The Schneider Electric Data Centre Science Centre, a research centre of the energy management company, recommends regular “health checks” as a start to increasing cooling efficiency, cooling capacity, and power density in existing data centres.

According to Schneider Electric, just as an automobile benefits from regular servicing, a data centre needs to be kept operating at peak efficiency to maintain the business processes it supports and to prevent future problems. Before embarking upon expensive upgrades to the data centre to deal with cooling problems, certain checks should be carried out to identify potential flaws in the cooling infrastructure.

These checks will determine the health of the data centre in order to avoid temperature-related IT equipment failure.

“They can be used to assess the availability of sufficient cooling capacity for the future,” says Eben Owen, E&S sales manager at Schneider Electric South Africa.
The current status should be reported and a baseline established to ensure that subsequent corrective actions result in improvements.

A cooling system check-up should include these nine items:
* Maximum cooling capacity – if there isn’t enough petrol in the tank to power the engine then no amount of tweaking will improve the situation. Check the overall cooling capacity to ensure that the IT equipment in the data centre does not exceed it.
“One watt of power consumed needs one watt of cooling. Excess of demand over supply will require major re-engineering work or the use of self-contained high-density cooling solutions,” says Owen.

* CRAC (computer room air conditioning) units – measured supply and return temperatures and humidity readings must be consistent with design values. Check set points and reset if necessary.
A return air temperature considerably below room ambient temperature would indicate a short circuit in the supply air path, causing cooled air to bypass the IT equipment and return directly to the CRAC unit.
“Check that all fans are operating properly and that alarms are functioning. Ensure that all filters are clean,” adds Owen.

* Chiller water/ condenser loop – check condition of the chillers and/or external condensers, pumping systems, and primary cooling loops. Ensure that all valves are operating correctly. Make sure that DX systems, if used, are fully charged.

* Room temperatures – test temperatures at strategic positions in the aisles of the data centre. Owen explains that these measuring positions should generally be centred between equipment rows and spaced approximately every fourth rack position.

* Rack temperatures – measuring points should be at the centre of the air intakes at the bottom, middle, and top of each rack. These temperatures should be recorded and compared with the manufacturer’s recommended intake temperatures for the IT equipment.

* Tile air velocity – if a raised floor is used as a cooling plenum, air velocity should be uniform across all perforated tiles or floor grilles.

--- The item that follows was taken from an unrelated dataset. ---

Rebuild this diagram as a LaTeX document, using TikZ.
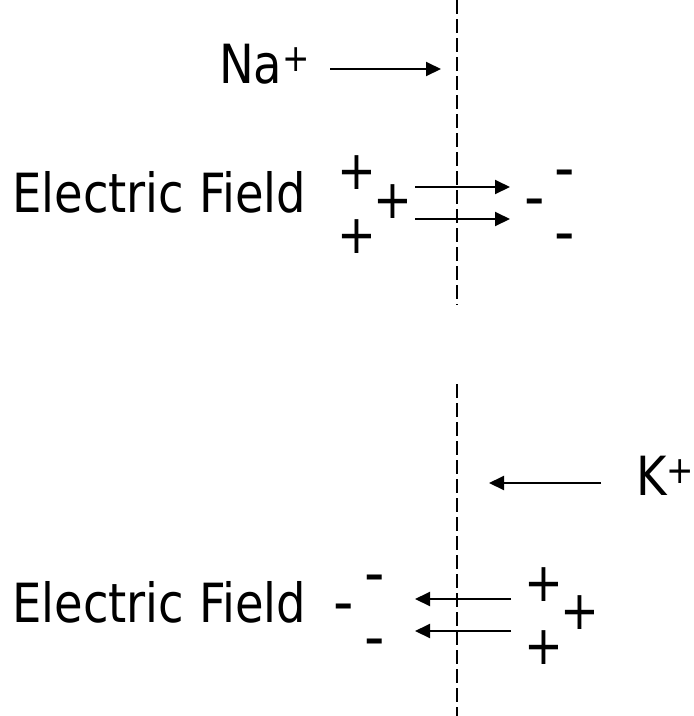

* Condition of subfloors – “Any dirt and dust present below the raised floor will be blown up through vented floor tiles and drawn into the IT equipment,” says Owen. “Under-floor obstructions such as network and power cables obstruct airflow and have an adverse effect on the cooling supply to the racks.”

* Airflow within racks – gaps within racks (unused rack space without blanking panels, empty blade slots without blanking blades, unsealed cable openings) or excess cabling will affect cooling performance.

* Aisle and floor tile arrangement – effective use of the subfloor as a cooling plenum critically depends upon the arrangement of floor vents and positioning of CRAC units.
Installation of the latest blade-server technology provides many benefits. However, these servers if deployed as compactly as their size allows draw two to five times the per-rack power of traditional servers and generate heat output that can easily cause thermal shutdown if proactive cooling strategies are not employed.

Owen stresses that to avoid outright equipment failures, unexplained slowdowns and shortened equipment life, it is becoming critically important to implement a regular health check regime to ensure that cooling equipment is operating within the design values of capacity, efficiency, and redundancy.